Anita l. Roseboro
Sweet
Summer Breeze
Story Note
My process for this story wasn’t the greatest.
I started this story many years ago with
different names and a different scenario.
After developmental editing, the story took
shape into more than I could’ve dreamed.
Now reading the story in the final stages and
growing from the input from veteran au-
thors in the project, I’ve become stronger as
a writer and am applying what I’ve learned
to a work in progress.
Summer gasped at the sound of her voice, wondering how
could a dead woman be on the other end of the line?
“Summer, are you there?”
Summer was shaken. Karen Reynolds had been her best friend
since middle school. They were tight as sisters and could pass as
twins. They shared everything until one day Karen took it too far
and thought sharing extended to Summer’s boyfriend.
“What the hell do you want?” Summer said, sitting up in bed,
thoroughly awakened in the middle of a good night’s sleep.
“You need to know why I disappeared.”
“I’m more interested in why you reappeared,” she snapped. “I
can give you directions to my house. I’ll be here waiting.”
“That’s not necessary,” she replied. “I made an appointment in
your office for tomorrow.”
Summer had checked her calendar before leaving and was
sure Karen’s name was not on the list, only a Charity was penciled
in, a woman who’d been cagey about her reason for wanting to
see Summer, but had cancelled multiple times. “Is this personal
or business?”
“Personal and business.” Karen’s phone disconnected.
Summer rushed downstairs to the lower level of her townhouse,
opened her laptop, after a few clicks and searches, brought up the
article about Karen’s car crash. Now she had to wonder who was
in the car because Karen was somehow on this side of the grave.

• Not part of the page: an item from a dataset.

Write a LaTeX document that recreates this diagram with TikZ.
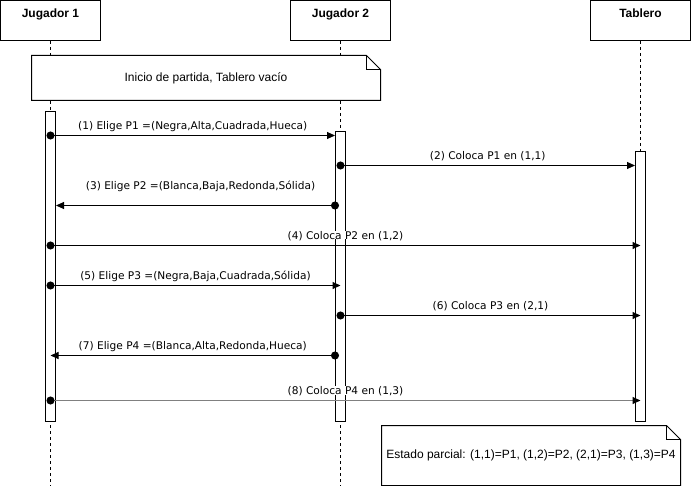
\documentclass[tikz,border=0pt]{standalone}
\usepackage{fontspec}
\setmainfont{Liberation Sans}
\newfontfamily\msgfont{DejaVu Sans}
\usetikzlibrary{positioning, arrows.meta, calc}

\tikzset{
  actor/.style={draw, line width=1pt, fill=white, minimum width=100pt, minimum height=40pt,
    inner sep=0pt, text height=9pt, text depth=15pt, font=\bfseries\fontsize{12}{14}\selectfont},
  lifeline/.style={line width=1pt, dash pattern=on 3pt off 3pt},
  activation/.style={draw, line width=1pt, fill=white, minimum width=10pt, inner sep=0pt, anchor=north},
  notebox/.style={draw, line width=1pt, fill=white},
  notetext/.style={font=\fontsize{12}{14}\selectfont, inner sep=0pt},
  msg/.style={line width=1pt, {Circle[length=8pt]}-{Triangle[length=8pt,width=7pt]}, shorten <=-4pt},
  lbl/.style={font=\msgfont\fontsize{10.6}{12}\selectfont, fill=white, inner xsep=1pt, inner ysep=0pt,
    text depth=0pt, midway, above=5.5pt},
}

\begin{document}
\begin{tikzpicture}[x=1pt, y=-1pt]
\useasboundingbox (0,0) rectangle (691,486);
\coordinate (bottom) at (0,486);

% participants
\node[actor] (j1) at (50.5,20.5) {Jugador 1};
\node[actor] (j2) at (340.5,20.5) {Jugador 2};
\node[actor] (tab) at (640.5,20.5) {Tablero};
\draw[lifeline] (j1.south) -- (j1 |- bottom);
\draw[lifeline] (j2.south) -- (j2 |- bottom);
\draw[lifeline] (tab.south) -- (tab |- bottom);

% notes
\draw[notebox] (31.5,55.5) -- (366.5,55.5) -- (380.5,69.5) -- (380.5,100.5) -- (31.5,100.5) -- cycle;
\draw[line width=1pt] (366.5,55.5) |- (380.5,69.5);
\node[notetext] (n1) at (206,78) {Inicio de partida, Tablero vacío};
\draw[notebox] (381.5,425.5) -- (666.5,425.5) -- (680.5,439.5) -- (680.5,485.5) -- (381.5,485.5) -- cycle;
\draw[line width=1pt] (666.5,425.5) |- (680.5,439.5);
\node[notetext] (n2) at (531,455.5) {Estado parcial: (1,1)=P1, (1,2)=P2, (2,1)=P3, (1,3)=P4};

% activations
\node[activation, minimum height=310pt, below=70pt of j1] (act1) {};
\node[activation, minimum height=290pt, below=90pt of j2] (act2) {};
\node[activation, minimum height=270pt, below=110pt of tab] (act3) {};

% messages
\coordinate (t1) at (0,135.5);
\coordinate (t2) at (0,165.5);
\coordinate (t3) at (0,205.5);
\coordinate (t4) at (0,245.5);
\coordinate (t5) at (0,285.5);
\coordinate (t6) at (0,315.5);
\coordinate (t7) at (0,355.5);
\coordinate (t8) at (0,400.5);
\draw[msg] (act1 |- t1) -- node[lbl] {(1) Elige P1 =(Negra,Alta,Cuadrada,Hueca)} (act2.west |- t1);
\draw[msg] (act2 |- t2) -- node[lbl] {(2) Coloca P1 en (1,1)} (act3.west |- t2);
\draw[msg] (act2.west |- t3) -- node[lbl, above=15.5pt, xshift=5pt] {(3) Elige P2 =(Blanca,Baja,Redonda,Sólida)} (act1.east |- t3);
\draw[msg] (act1 |- t4) -- node[lbl] {(4) Coloca P2 en (1,2)} (act3 |- t4);
\draw[msg] (act1 |- t5) -- node[lbl] {(5) Elige P3 =(Negra,Baja,Cuadrada,Sólida)} (act2 |- t5);
\draw[msg] (act2 |- t6) -- node[lbl] {(6) Coloca P3 en (2,1)} (act3 |- t6);
\draw[msg] (act2.west |- t7) -- node[lbl] {(7) Elige P4 =(Blanca,Alta,Redonda,Hueca)} (act1 |- t7);
\draw[msg, draw=gray, {Circle[length=8pt,color=black]}-{Triangle[length=8pt,width=7pt,color=black]}]
  (act1 |- t8) -- node[lbl] {(8) Coloca P4 en (1,3)} (act3 |- t8);
\end{tikzpicture}
\end{document}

At exactly noon, Summer’s assistant escorted Charity into the
office and gently closed the door upon her exit. As suspected,
Charity was actually Karen, with a little cosmetic surgery and
nearly fifteen years thrown in. Summer pulled the papers and slid
them across her desktop. She had grown tired of this masquerade,
thinking it was time to play a little of her hand. “Karen, do you
want to tell me why you’re really here?”
Charity was silent for a long time, then she let out a long sigh,
“Here I thought I had you fooled, but all along I’ve been the fool.”